Nazis in the Strangest Places by Tom Piatak • October 26, 2010 • Printer-friendly
Last night, on the recommendation of friends, my wife and I went to see Secretariat. We both thoroughly enjoyed this wholesome, well-made movie, that manages to be suspenseful even though most moviegoers already know that Secretariat won the Triple Crown in 1973.
I should have realized that any movie I enjoyed would make someone else angry. In this case, the angry person is movie critic Andrew O’Hehir of Salon.com, who found Secretariat a work of creepy, half-hilarious master race propaganda almost worthy of Leni Riefenstahl.” In his review, O’Hehir accused the film of “presenting a honey-dipped fantasy vision of the American past as the Tea Party would like to imagine it, loaded with uplift and glory and scrubbed clean of multiculturalism and social discord.” O’Hehir was bothered by the movie’s quoting from the Book of Job and featuring Gospel music, and was especially upset by the portrayal of Secretariat’s groom, Eddie Sweat, described by O’Hehir as belonging to “a far more insidious tradition of movie stereotypes. Eddie dances and sings. He loves Jesus and that big ol’ horse. He is loyal and deferential to Miz Penny, and injects soul and spirit into her troubled life.”

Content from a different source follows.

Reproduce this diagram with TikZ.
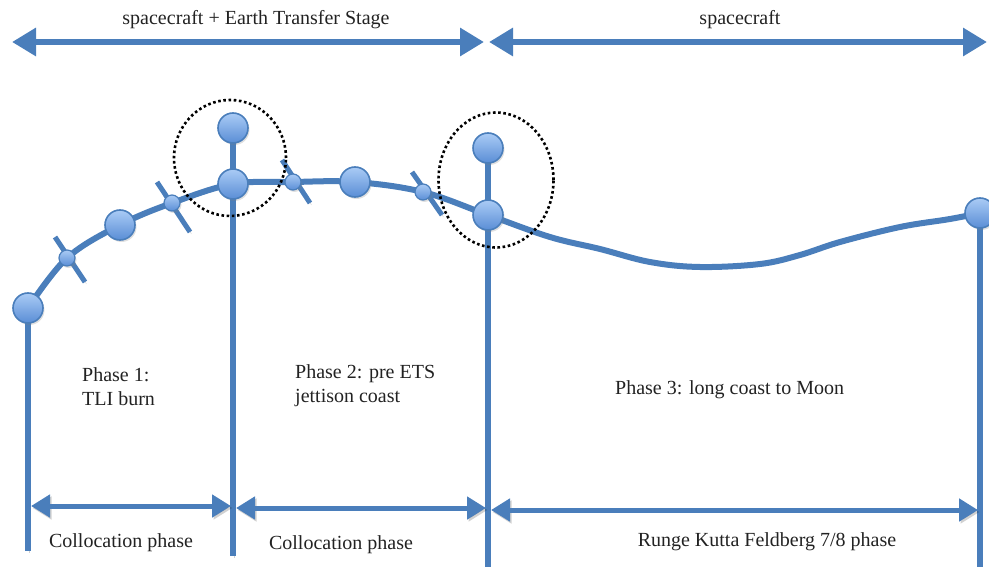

I saw nothing sinister in the movie. But I did sense that those who made the movie do not hate America’s past, which increasingly is all it takes for those like O’Hehir to detect whiffs of the Third Reich. Most of the film takes place on a farm in Virginia’s horse country, in a Denver suburb, and at various race tracks. Hollywood has long depicted the South as creepy and fascistic. Hollywood isn’t fond of suburbia either, and the wretched American Beauty, which won the Best Picture Oscar in 1999, even depicted Nazism as commonplace in suburbia. I am not aware of any movie highlighting the incipient fascism of Churchill Downs, Pimlico, and Belmont, but I am sure that any aspiring film maker up to that task would win plaudits from such as Andrew O’Hehir.